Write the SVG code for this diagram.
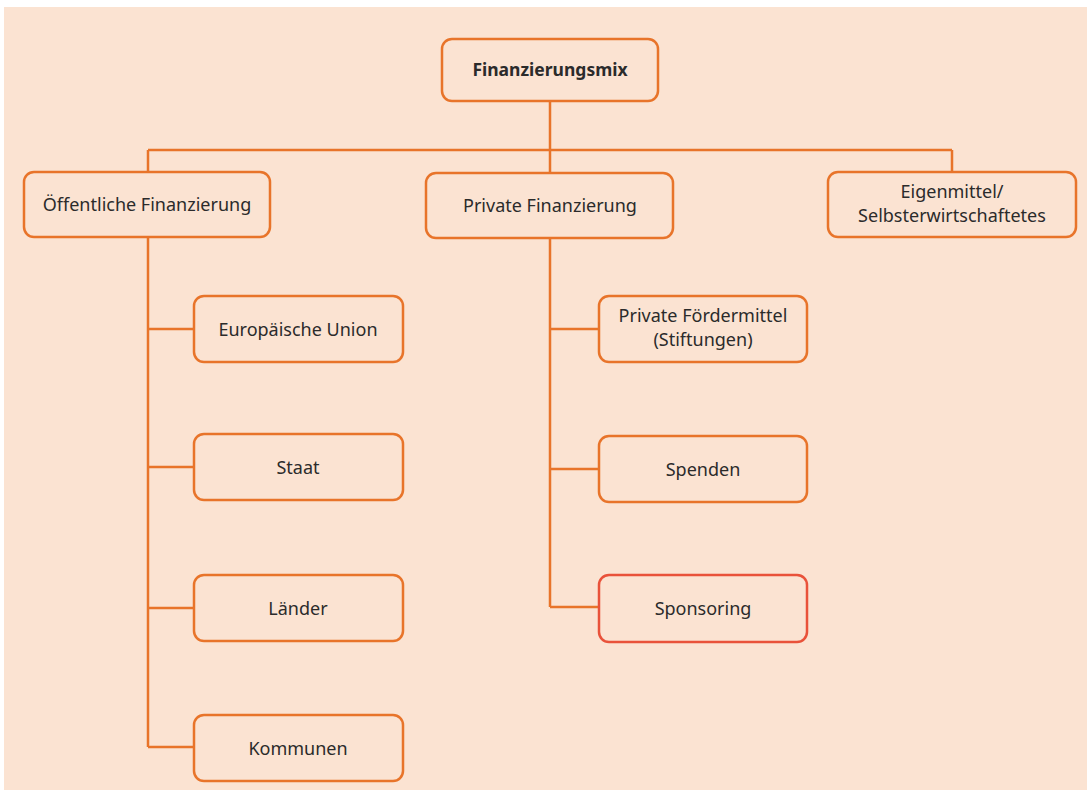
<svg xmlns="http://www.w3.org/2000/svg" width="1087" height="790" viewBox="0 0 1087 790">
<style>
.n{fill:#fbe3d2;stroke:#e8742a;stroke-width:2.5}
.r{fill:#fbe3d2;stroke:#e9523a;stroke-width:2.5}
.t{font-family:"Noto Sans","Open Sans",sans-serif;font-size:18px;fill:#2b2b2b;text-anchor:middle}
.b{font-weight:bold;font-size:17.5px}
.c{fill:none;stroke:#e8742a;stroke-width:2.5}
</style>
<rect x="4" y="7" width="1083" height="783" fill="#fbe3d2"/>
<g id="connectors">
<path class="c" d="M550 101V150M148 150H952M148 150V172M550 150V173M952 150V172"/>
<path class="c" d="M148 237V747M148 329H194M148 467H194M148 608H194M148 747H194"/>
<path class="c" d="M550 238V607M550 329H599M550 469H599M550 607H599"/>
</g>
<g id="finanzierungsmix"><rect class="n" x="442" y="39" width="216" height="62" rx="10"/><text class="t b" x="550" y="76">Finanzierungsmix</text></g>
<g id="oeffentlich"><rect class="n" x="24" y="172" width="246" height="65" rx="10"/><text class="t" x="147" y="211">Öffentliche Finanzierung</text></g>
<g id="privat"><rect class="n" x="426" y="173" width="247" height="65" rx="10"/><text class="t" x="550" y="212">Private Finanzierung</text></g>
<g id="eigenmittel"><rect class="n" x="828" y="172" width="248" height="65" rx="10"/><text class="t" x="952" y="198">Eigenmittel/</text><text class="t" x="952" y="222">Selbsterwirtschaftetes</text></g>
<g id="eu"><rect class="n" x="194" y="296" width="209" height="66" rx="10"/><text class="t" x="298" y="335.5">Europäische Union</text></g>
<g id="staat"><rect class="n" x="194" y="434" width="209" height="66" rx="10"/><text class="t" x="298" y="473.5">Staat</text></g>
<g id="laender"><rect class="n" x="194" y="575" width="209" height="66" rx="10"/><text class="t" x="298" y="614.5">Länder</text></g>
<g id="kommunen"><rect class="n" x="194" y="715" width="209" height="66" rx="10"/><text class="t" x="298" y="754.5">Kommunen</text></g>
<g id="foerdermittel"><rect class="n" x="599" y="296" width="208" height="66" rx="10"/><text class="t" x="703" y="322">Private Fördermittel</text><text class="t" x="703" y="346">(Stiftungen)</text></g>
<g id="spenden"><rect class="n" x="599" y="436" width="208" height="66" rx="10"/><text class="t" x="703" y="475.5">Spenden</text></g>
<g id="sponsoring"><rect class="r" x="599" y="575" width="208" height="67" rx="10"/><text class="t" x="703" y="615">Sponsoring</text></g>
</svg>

> _WHAT YOU WILL DO_
Using the data above, write out every line exactly, leaving the images behind.

> _RESPONSE_
Write the SVG code for this diagram.
<svg xmlns="http://www.w3.org/2000/svg" width="1087" height="790" viewBox="0 0 1087 790">
<style>
.n{fill:#fbe3d2;stroke:#e8742a;stroke-width:2.5}
.r{fill:#fbe3d2;stroke:#e9523a;stroke-width:2.5}
.t{font-family:"Noto Sans","Open Sans",sans-serif;font-size:18px;fill:#2b2b2b;text-anchor:middle}
.b{font-weight:bold;font-size:17.5px}
.c{fill:none;stroke:#e8742a;stroke-width:2.5}
</style>
<rect x="4" y="7" width="1083" height="783" fill="#fbe3d2"/>
<g id="connectors">
<path class="c" d="M550 101V150M148 150H952M148 150V172M550 150V173M952 150V172"/>
<path class="c" d="M148 237V747M148 329H194M148 467H194M148 608H194M148 747H194"/>
<path class="c" d="M550 238V607M550 329H599M550 469H599M550 607H599"/>
</g>
<g id="finanzierungsmix"><rect class="n" x="442" y="39" width="216" height="62" rx="10"/><text class="t b" x="550" y="76">Finanzierungsmix</text></g>
<g id="oeffentlich"><rect class="n" x="24" y="172" width="246" height="65" rx="10"/><text class="t" x="147" y="211">Öffentliche Finanzierung</text></g>
<g id="privat"><rect class="n" x="426" y="173" width="247" height="65" rx="10"/><text class="t" x="550" y="212">Private Finanzierung</text></g>
<g id="eigenmittel"><rect class="n" x="828" y="172" width="248" height="65" rx="10"/><text class="t" x="952" y="198">Eigenmittel/</text><text class="t" x="952" y="222">Selbsterwirtschaftetes</text></g>
<g id="eu"><rect class="n" x="194" y="296" width="209" height="66" rx="10"/><text class="t" x="298" y="335.5">Europäische Union</text></g>
<g id="staat"><rect class="n" x="194" y="434" width="209" height="66" rx="10"/><text class="t" x="298" y="473.5">Staat</text></g>
<g id="laender"><rect class="n" x="194" y="575" width="209" height="66" rx="10"/><text class="t" x="298" y="614.5">Länder</text></g>
<g id="kommunen"><rect class="n" x="194" y="715" width="209" height="66" rx="10"/><text class="t" x="298" y="754.5">Kommunen</text></g>
<g id="foerdermittel"><rect class="n" x="599" y="296" width="208" height="66" rx="10"/><text class="t" x="703" y="322">Private Fördermittel</text><text class="t" x="703" y="346">(Stiftungen)</text></g>
<g id="spenden"><rect class="n" x="599" y="436" width="208" height="66" rx="10"/><text class="t" x="703" y="475.5">Spenden</text></g>
<g id="sponsoring"><rect class="r" x="599" y="575" width="208" height="67" rx="10"/><text class="t" x="703" y="615">Sponsoring</text></g>
</svg>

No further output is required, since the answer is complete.